Ha dicho Tomás Sánchez Santiago que su último libro, ‘Años de mayor cuantía’ (Eolas), no es exactamente unas memorias. Incluso lo subtitula con una explicación entre corchetes que añade: «Memoria y fábula». Tal vez ha querido ser honesto y reconocer que hay partes puestas por la inventiva, quizá le atacase el rubor al encontrar los recuerdos hechos letra en las páginas aún tiernas del papel recién impreso; pero lo cierto es que al leer esas páginas uno piensa lo mismo: que no son unas memorias suyas sino las memorias de todos.
El libro que acaba de alzarse con el premio nacional Tigre Juan en Oviedo –destacando entre 87 obras ya editadas– es, en efecto, una composición colectiva en la que hablan los que vivieron las historias recogidas en el texto y se las contaron al autor, una galería de personajes que caminan con la novela de sus vidas a cuestas, sobre todo historias que no iban a tener historia hasta que las ha recogido su pluma.
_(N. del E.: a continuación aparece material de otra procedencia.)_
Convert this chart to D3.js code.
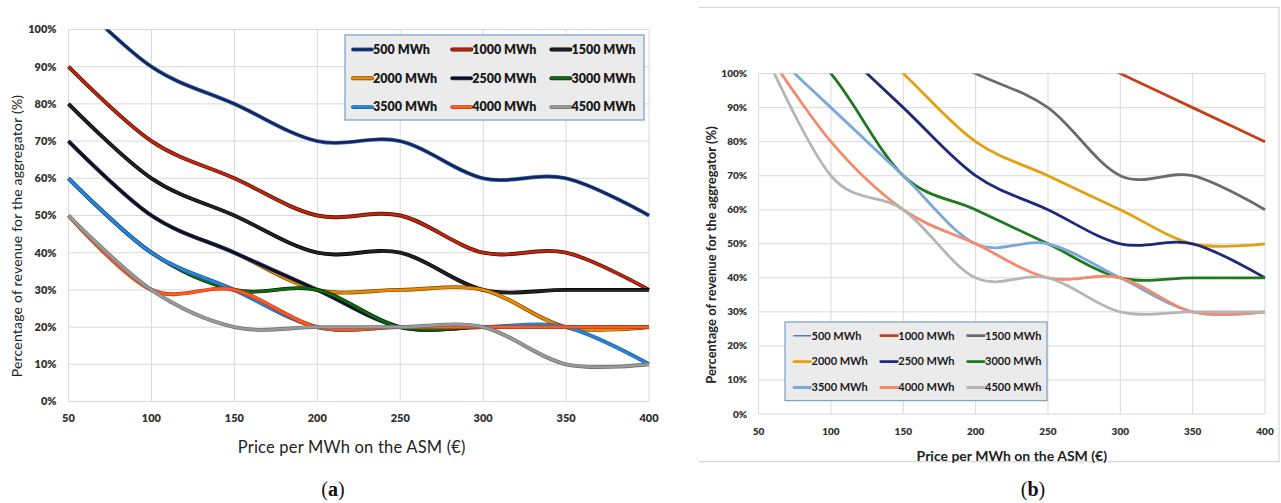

El escritor busca entre los restos del tiempo, que son los de su memoria, para salvar lo que ha existido y desaparece haciéndolo literatura, aunque la literatura también se olvide.
Los indefensos, los locos cotidianos, los tontos que marchaban detrás de los desfiles, aquel que abrazaba a la gente por la calle sin motivo, los inquilinos del frenopático que le dibujaban semanalmente jeroglíficos para que los resolviera, la convivencia hospitalaria con un enfermo de cama a cama… Y los relatos con la franca sinceridad de los hechos, a salvo de maniqueísmos: El maestro republicano estrangulado en los baños del casino y al mismo tiempo el cadáver tiroteado con el rosario de católico metido en la boca; o aquel a quien querían matar los de los dos bandos, en la guerra fratricida nuestra, por ir a misa y por contratar a la vez obreros anarquistas…
Todo el libro se despliega como un gran documento de la vida en provincias durante una prolongadísima, gris y plomiza postguerra, llena de relatos orales.
Es Tomás Sánchez Santiago un escritor de las cosas pequeñas que se agigantan en sus letras. Su premio se lo dan a un amante de la literatura y de la vida, a dos, contando al editor del libro, el incombustible Héctor Escobar, con cuya energía se podrían cargar las baterías de docenas de escritores decaídos; pero sobre todo se lo dan –en un tiempo en el que se editan tantas tonterías– a la literatura misma.